>> Begin DATA SHOWN
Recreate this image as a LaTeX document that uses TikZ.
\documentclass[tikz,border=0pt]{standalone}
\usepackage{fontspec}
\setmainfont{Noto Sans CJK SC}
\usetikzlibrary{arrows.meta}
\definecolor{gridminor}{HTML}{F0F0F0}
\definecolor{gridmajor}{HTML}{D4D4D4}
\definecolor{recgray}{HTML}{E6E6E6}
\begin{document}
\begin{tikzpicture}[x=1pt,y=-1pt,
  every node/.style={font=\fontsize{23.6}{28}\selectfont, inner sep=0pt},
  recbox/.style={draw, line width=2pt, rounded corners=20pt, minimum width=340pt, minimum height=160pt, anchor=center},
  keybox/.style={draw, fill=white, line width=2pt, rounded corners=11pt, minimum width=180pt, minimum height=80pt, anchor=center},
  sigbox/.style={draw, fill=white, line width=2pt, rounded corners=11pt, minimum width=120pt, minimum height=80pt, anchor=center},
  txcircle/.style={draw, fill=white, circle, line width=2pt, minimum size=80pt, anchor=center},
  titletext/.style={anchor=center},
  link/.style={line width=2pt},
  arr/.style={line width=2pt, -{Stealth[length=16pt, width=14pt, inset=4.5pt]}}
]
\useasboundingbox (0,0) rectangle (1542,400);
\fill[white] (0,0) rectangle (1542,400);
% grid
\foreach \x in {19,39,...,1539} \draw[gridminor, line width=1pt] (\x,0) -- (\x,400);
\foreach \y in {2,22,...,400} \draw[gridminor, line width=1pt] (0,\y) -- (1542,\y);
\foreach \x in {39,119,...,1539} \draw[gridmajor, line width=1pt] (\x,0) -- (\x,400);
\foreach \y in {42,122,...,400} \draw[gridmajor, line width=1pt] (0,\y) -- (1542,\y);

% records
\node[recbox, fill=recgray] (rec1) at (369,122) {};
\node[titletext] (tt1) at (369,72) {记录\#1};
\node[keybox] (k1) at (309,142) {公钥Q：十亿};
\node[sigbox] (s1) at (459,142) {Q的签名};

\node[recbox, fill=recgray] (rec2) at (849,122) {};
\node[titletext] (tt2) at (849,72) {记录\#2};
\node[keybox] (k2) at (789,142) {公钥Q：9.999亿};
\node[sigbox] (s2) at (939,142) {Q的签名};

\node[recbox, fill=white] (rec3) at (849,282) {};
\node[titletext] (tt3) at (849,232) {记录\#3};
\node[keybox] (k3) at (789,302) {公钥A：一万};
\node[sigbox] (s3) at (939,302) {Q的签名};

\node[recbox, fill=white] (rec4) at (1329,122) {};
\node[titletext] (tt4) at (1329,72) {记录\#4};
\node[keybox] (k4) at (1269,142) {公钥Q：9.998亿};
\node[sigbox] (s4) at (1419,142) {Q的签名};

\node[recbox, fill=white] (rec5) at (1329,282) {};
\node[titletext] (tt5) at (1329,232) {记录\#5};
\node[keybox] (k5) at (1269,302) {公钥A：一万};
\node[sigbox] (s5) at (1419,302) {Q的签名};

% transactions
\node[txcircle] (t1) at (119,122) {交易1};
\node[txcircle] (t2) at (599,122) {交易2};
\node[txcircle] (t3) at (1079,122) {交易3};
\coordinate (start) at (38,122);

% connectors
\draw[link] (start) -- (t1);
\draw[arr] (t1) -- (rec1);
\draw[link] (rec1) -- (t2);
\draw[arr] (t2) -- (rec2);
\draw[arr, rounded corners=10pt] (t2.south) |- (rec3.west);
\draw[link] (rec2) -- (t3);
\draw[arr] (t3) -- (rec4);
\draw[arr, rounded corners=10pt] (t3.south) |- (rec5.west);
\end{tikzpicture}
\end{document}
>> End DATA SHOWN
>> Begin DATA SHOWN
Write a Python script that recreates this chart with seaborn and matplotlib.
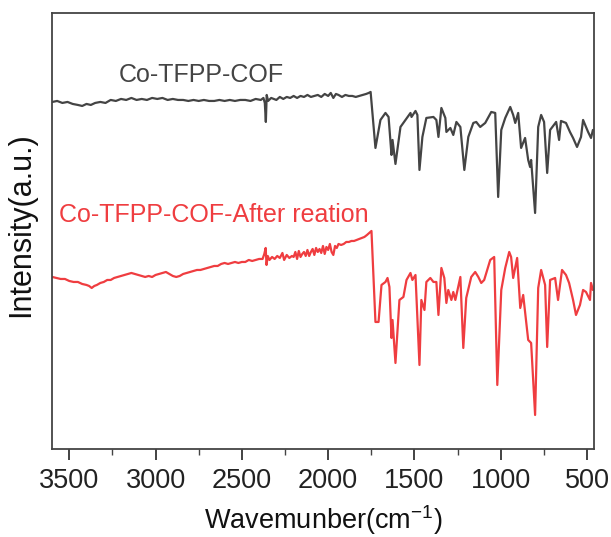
>> End DATA SHOWN
>> Begin DATA SHOWN
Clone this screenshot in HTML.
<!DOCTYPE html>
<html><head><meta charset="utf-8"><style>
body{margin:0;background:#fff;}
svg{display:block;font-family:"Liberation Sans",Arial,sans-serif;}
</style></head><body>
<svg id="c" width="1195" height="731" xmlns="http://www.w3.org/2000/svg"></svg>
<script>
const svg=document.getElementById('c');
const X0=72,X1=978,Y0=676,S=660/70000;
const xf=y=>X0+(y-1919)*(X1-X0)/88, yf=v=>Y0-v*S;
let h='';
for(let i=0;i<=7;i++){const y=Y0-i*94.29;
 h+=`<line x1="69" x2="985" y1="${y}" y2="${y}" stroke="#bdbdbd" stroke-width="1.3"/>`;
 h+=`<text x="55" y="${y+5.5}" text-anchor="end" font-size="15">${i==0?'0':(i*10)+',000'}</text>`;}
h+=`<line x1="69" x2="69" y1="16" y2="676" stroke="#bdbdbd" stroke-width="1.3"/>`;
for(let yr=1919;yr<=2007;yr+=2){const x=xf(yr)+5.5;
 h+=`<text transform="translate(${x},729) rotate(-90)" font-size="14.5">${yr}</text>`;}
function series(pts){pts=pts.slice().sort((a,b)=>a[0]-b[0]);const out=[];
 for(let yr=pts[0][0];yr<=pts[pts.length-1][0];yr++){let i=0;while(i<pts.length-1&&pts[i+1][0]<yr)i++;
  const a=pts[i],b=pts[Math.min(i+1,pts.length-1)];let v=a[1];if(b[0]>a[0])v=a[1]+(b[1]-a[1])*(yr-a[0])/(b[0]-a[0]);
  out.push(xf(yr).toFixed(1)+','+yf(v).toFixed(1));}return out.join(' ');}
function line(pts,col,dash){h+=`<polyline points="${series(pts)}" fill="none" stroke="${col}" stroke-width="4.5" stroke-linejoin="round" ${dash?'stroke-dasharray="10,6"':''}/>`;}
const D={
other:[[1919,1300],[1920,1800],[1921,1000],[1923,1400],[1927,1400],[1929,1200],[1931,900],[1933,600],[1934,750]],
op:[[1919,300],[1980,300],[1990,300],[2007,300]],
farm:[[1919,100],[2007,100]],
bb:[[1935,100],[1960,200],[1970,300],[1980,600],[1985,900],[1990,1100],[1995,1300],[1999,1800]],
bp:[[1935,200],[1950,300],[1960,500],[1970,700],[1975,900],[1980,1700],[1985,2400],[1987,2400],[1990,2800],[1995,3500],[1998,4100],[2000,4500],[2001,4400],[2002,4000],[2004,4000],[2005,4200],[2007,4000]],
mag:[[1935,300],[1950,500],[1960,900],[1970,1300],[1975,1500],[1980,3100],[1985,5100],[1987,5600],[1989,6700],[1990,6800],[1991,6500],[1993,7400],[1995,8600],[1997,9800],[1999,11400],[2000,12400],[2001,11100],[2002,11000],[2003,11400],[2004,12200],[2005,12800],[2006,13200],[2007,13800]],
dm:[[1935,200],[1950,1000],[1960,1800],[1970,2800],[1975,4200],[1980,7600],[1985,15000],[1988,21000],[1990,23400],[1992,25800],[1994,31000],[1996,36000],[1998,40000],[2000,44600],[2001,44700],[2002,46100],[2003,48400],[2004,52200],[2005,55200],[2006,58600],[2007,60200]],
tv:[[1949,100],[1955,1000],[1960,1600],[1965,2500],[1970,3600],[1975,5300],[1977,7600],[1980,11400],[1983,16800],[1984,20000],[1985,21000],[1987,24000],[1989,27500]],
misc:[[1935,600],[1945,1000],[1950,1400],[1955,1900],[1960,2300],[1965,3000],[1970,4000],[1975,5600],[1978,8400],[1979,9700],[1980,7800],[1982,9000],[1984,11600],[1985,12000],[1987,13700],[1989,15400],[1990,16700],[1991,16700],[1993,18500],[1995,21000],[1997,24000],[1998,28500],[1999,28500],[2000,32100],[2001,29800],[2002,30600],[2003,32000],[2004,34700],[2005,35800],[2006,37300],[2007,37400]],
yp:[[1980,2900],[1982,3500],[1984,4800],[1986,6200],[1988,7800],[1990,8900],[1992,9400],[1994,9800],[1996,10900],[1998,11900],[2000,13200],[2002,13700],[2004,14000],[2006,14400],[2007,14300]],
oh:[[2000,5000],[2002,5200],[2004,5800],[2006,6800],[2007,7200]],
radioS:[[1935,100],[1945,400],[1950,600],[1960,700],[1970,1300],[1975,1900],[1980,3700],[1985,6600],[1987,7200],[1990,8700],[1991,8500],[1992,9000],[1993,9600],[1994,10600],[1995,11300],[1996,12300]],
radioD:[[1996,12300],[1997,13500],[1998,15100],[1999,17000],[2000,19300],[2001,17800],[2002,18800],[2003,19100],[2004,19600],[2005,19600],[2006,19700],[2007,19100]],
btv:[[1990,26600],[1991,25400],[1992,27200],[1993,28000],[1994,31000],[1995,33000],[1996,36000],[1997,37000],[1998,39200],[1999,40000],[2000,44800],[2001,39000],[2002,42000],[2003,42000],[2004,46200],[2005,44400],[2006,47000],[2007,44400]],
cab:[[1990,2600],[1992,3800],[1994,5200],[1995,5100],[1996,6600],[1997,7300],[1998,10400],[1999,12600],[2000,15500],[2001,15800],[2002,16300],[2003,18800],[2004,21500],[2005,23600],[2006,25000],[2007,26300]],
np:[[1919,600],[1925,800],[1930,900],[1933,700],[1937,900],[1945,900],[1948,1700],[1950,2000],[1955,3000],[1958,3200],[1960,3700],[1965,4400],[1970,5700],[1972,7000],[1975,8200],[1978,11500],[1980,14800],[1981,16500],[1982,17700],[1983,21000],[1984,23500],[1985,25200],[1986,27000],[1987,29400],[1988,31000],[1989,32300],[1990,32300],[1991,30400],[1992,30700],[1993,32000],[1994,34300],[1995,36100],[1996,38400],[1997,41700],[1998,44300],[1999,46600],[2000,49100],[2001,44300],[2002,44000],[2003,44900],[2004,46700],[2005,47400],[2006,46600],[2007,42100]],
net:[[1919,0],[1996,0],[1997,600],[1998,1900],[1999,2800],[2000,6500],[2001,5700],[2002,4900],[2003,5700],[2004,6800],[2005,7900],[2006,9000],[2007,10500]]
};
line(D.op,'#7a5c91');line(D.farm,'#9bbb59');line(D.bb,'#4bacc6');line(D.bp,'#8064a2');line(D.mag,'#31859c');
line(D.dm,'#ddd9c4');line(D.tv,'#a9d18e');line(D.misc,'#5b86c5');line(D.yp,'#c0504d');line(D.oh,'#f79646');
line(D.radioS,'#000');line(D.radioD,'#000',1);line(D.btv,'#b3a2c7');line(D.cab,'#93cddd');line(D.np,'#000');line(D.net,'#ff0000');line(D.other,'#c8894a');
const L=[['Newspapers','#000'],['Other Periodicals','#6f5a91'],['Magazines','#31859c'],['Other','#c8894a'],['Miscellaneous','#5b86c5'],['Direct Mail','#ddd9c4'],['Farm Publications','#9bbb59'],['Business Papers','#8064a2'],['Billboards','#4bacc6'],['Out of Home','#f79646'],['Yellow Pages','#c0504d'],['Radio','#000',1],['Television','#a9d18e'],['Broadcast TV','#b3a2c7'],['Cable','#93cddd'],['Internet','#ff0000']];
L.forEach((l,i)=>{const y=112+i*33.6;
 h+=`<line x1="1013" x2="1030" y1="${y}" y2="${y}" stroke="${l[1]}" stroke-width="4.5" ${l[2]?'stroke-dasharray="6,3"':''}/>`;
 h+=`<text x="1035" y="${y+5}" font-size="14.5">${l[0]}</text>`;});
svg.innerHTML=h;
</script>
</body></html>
>> End DATA SHOWN
THE TASK: Scan the material above. Extract every line in which the word "this" occurs.

TASK OUTPUT:
Recreate this image as a LaTeX document that uses TikZ.
Write a Python script that recreates this chart with seaborn and matplotlib.
Clone this screenshot in HTML.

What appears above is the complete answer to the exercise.